The Indian casino industry is worth about $13 billion. What is its impact on Indian culture?

It’s had a very dramatic impact. For the first time, the tribes have some discretionary income. So they’re beginning to overcome – in some cases – centuries of poverty. That can only be for the good. There are some downsides, but they’re really fairly subtle and unimportant compared to the primary effect, which is to eliminate poverty.

How are the casinos changing the way Indians are viewed?

That’s one of the downsides. If the tribes begin to be perceived as a little too powerful, a little arrogant, a little selfish, then public opinion will turn on them and the industry will begin to suffer. We’re beginning to see some of it in Connecticut, and we’re beginning to see it in California. Other than that, I think the public perception of Indian gaming is basically, “Hey, it’s about time the Indians caught a break.” And certainly, to the extent that people vote with their pocketbooks, they’re showing up at the casinos in bigger numbers every year.

What about the issue of federal recognition for tribes? There have been calls for a moratorium on recognition from Connecticut legislators.

No matter what they say, this is ultimately a racial issue. It’s because the Pequots and the Mohegans have become so economically powerful. No one cared when the Pequots and Mohegans were living in trailers out in the woods, but now that they’re the major employer in the region and have some economic power, and the ability to buy land and businesses, they’re a little more threatening. It will simply take some time for people to become accustomed to the idea that Indians can exercise economic power responsibly.

What is the Native American attitude toward the B.I.A.?

The relationship between the tribes and the B.I.A. has always been a love-hate relationship. On the one hand the tribes insist, and quite rightly, that the B.I.A. do its job better. On the other hand they don’t let anybody else attack the B.I.A. because the B.I.A. is the primary symbol of the relationship between the tribes and federal government. What’s interesting now is that 90 percent of the B.I.A.’s employees are Native Americans. It’s pretty much a mirror reflection of the tribes themselves in terms of its culture, its abilities, and its shortcomings. Neither will move forward without the other.

Why did you decide to leave your law practice for academia?

Arizona State came to me and showed that there was a commitment to creating a national Indian law program that could really become a center for policy analysis as well.
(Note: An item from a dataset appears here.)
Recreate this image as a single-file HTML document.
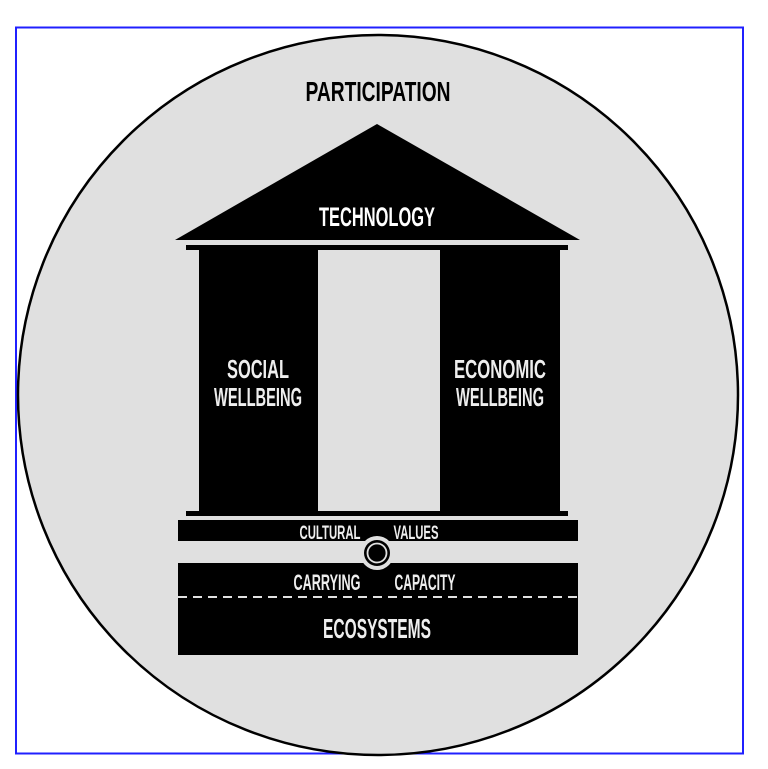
<!DOCTYPE html>
<html><head><meta charset="utf-8"><style>
html,body{margin:0;padding:0;background:#fff;width:768px;height:769px;overflow:hidden}
text{font-family:"Liberation Sans Narrow","Liberation Sans",sans-serif;font-weight:bold}
</style></head><body>
<svg width="768" height="769" viewBox="0 0 768 769" xmlns="http://www.w3.org/2000/svg">
<rect x="16" y="27.5" width="727" height="726" fill="none" stroke="#2020ff" stroke-width="2"/>
<circle cx="378" cy="395" r="360" fill="#e0e0e0" stroke="#000" stroke-width="2.5"/>
<text x="378" y="101" font-size="28" text-anchor="middle" fill="#000" textLength="145" lengthAdjust="spacingAndGlyphs">PARTICIPATION</text>
<polygon points="377,124 175,240 580,240" fill="#000"/>
<text x="377" y="226" font-size="27" text-anchor="middle" fill="#fff" textLength="116" lengthAdjust="spacingAndGlyphs">TECHNOLOGY</text>
<rect x="186" y="245" width="382" height="5" fill="#000"/>
<rect x="199" y="250" width="119" height="262" fill="#000"/>
<rect x="440" y="250" width="120" height="262" fill="#000"/>
<text x="258" y="378" font-size="26" text-anchor="middle" fill="#eee" textLength="62" lengthAdjust="spacingAndGlyphs">SOCIAL</text>
<text x="258" y="406" font-size="26" text-anchor="middle" fill="#eee" textLength="88" lengthAdjust="spacingAndGlyphs">WELLBEING</text>
<text x="500" y="378" font-size="26" text-anchor="middle" fill="#eee" textLength="92" lengthAdjust="spacingAndGlyphs">ECONOMIC</text>
<text x="500" y="406" font-size="26" text-anchor="middle" fill="#eee" textLength="88" lengthAdjust="spacingAndGlyphs">WELLBEING</text>
<rect x="186" y="511" width="382" height="5" fill="#000"/>
<rect x="178" y="520" width="400" height="21" fill="#000"/>
<text x="330" y="539" font-size="19" text-anchor="middle" fill="#eee" textLength="61" lengthAdjust="spacingAndGlyphs">CULTURAL</text>
<text x="416" y="539" font-size="19" text-anchor="middle" fill="#eee" textLength="45" lengthAdjust="spacingAndGlyphs">VALUES</text>
<rect x="178" y="563" width="400" height="92" fill="#000"/>
<line x1="178" y1="597" x2="578" y2="597" stroke="#e0e0e0" stroke-width="2" stroke-dasharray="9,6"/>
<text x="327" y="590" font-size="22" text-anchor="middle" fill="#eee" textLength="67" lengthAdjust="spacingAndGlyphs">CARRYING</text>
<text x="425" y="590" font-size="22" text-anchor="middle" fill="#eee" textLength="61" lengthAdjust="spacingAndGlyphs">CAPACITY</text>
<text x="377" y="638" font-size="28" text-anchor="middle" fill="#eee" textLength="108" lengthAdjust="spacingAndGlyphs">ECOSYSTEMS</text>
<circle cx="377" cy="553" r="17" fill="#e0e0e0"/>
<circle cx="377" cy="553" r="13" fill="#000"/>
<circle cx="377" cy="553" r="9.5" fill="none" stroke="#e0e0e0" stroke-width="1.8"/>
</svg>
</body></html>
That was very attractive to me. I’ll always want to have legal clients, and a cause, and something to work on besides the strictly academic. I think it’s helpful to keep a foot in the theoretical and in the practical. One of the problems in legal education arises from the ivory tower setting in which the law is studied. Indian law is currently taught by teaching a series of cases out of the 1830s that are now absolutely dead letter. They may as well never have existed since they have so little to do with current reality.